__EXERCISE DETAILS__: Look for the line containing "Output the Python" and the line containing "import pandas as pd" in the entries below. Copy those two and all lines between them exactly, leaving out pictures.

__Items listed in a dataset__:
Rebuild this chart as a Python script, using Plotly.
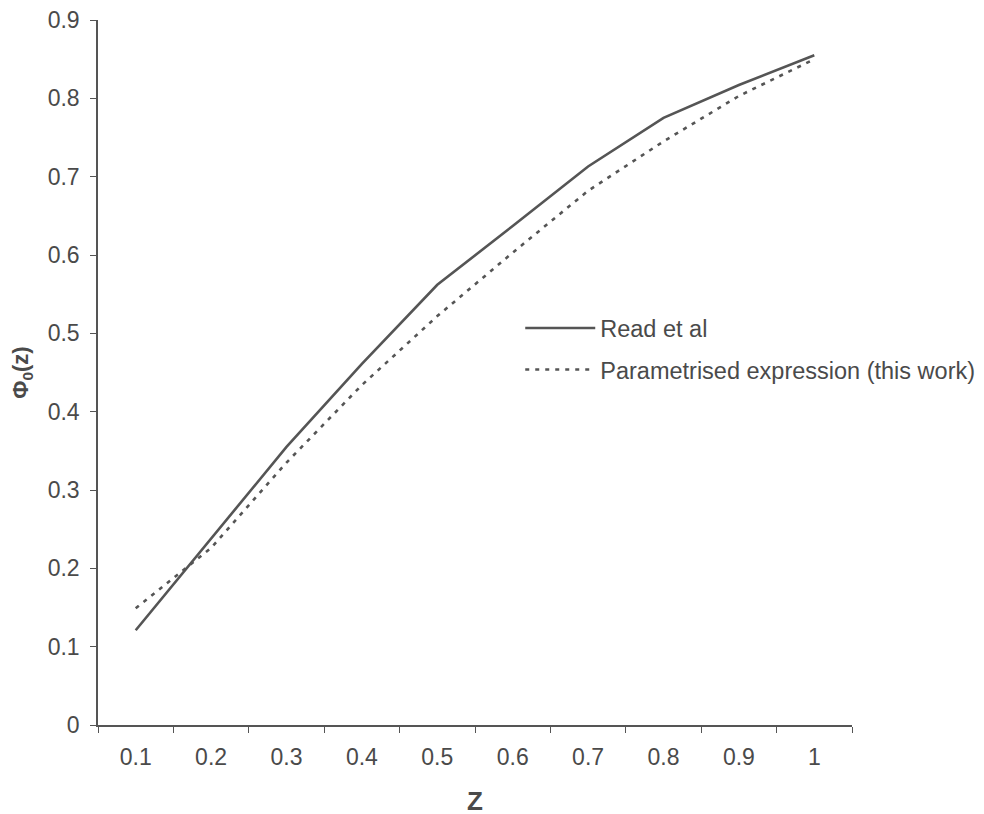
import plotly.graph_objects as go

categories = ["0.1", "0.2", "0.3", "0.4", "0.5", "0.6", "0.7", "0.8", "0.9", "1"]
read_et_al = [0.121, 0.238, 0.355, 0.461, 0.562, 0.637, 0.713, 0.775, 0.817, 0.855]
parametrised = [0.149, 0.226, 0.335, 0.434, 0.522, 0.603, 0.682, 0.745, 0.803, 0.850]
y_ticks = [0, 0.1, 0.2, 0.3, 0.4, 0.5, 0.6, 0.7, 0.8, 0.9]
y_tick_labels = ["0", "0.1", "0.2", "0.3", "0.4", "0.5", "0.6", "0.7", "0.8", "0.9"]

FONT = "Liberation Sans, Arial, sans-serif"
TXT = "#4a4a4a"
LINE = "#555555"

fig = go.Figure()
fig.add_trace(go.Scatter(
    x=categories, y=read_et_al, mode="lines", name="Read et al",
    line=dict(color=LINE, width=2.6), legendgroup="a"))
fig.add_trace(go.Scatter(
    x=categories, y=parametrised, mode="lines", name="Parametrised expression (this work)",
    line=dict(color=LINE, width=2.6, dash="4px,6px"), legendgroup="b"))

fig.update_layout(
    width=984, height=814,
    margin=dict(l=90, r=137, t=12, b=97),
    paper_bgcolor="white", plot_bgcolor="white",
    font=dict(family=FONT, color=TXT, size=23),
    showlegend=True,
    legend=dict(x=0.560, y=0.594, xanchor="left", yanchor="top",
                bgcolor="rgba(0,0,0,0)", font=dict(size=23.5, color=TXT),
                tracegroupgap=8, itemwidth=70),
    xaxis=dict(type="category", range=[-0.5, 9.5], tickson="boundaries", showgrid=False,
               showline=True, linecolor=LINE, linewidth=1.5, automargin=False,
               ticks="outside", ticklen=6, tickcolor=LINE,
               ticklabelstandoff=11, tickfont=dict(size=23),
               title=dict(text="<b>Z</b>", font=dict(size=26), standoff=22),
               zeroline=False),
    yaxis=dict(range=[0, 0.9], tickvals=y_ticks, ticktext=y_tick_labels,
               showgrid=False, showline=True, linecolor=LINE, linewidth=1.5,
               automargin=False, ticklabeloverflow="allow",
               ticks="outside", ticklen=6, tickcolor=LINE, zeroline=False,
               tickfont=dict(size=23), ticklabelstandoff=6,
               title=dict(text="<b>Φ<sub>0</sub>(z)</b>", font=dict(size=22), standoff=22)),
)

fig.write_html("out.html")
---
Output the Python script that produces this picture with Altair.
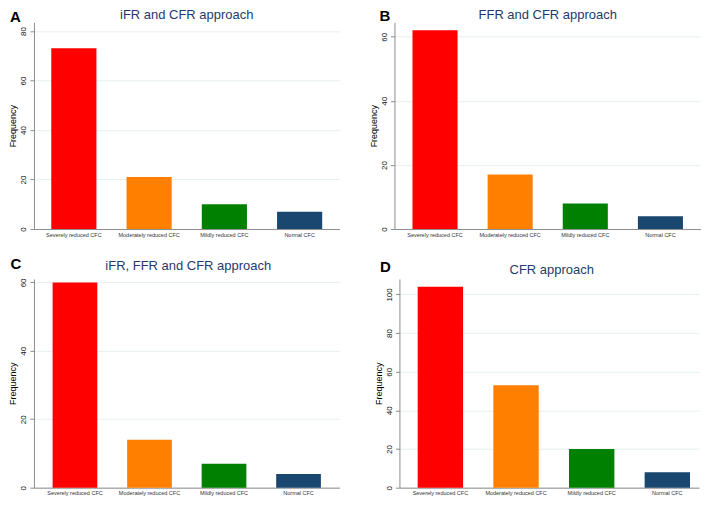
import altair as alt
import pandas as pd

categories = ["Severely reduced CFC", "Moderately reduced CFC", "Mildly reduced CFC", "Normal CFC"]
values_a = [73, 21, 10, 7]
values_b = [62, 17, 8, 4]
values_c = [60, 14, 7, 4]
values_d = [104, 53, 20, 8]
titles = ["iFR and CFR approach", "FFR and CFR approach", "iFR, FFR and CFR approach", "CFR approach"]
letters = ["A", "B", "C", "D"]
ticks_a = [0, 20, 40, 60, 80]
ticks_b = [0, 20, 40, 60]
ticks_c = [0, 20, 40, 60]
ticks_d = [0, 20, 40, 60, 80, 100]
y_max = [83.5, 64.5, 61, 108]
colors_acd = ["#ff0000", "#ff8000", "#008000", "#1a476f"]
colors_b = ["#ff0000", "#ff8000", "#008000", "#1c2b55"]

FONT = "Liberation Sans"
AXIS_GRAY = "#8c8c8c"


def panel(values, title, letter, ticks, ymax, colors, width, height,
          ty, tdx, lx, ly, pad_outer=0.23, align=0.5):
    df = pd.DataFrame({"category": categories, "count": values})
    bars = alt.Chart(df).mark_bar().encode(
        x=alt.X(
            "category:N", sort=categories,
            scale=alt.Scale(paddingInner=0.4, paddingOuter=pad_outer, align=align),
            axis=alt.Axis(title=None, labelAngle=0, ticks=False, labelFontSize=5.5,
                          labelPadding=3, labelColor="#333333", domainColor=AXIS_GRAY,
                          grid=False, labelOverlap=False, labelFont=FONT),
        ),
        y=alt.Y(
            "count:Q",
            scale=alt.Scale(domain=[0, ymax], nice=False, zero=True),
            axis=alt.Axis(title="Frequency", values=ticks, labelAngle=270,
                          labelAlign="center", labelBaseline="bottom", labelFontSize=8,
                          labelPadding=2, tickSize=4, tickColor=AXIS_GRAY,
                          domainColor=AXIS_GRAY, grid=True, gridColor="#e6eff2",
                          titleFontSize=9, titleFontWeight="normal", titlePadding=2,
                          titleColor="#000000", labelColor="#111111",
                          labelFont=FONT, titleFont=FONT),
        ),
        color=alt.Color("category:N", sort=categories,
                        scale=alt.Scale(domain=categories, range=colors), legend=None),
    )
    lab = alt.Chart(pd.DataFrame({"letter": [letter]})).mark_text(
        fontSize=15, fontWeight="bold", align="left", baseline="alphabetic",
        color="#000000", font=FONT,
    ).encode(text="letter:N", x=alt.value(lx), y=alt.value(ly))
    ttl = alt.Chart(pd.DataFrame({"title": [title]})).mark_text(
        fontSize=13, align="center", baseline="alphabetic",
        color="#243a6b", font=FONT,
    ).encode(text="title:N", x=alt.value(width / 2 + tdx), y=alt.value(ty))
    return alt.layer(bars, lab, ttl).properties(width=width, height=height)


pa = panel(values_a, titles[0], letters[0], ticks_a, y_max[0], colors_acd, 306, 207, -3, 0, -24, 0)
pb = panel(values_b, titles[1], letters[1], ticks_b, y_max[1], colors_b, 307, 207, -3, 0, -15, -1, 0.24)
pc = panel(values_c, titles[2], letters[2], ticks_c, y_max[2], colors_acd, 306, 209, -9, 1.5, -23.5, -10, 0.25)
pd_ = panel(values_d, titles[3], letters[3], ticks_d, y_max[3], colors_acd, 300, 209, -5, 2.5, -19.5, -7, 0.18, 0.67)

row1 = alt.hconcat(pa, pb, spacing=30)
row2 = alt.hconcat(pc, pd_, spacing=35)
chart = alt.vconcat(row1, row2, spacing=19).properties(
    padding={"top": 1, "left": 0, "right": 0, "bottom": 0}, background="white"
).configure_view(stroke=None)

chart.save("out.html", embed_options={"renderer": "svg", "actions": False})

__RESULT FOR THIS EXERCISE__:
Output the Python script that produces this picture with Altair.
import altair as alt
import pandas as pd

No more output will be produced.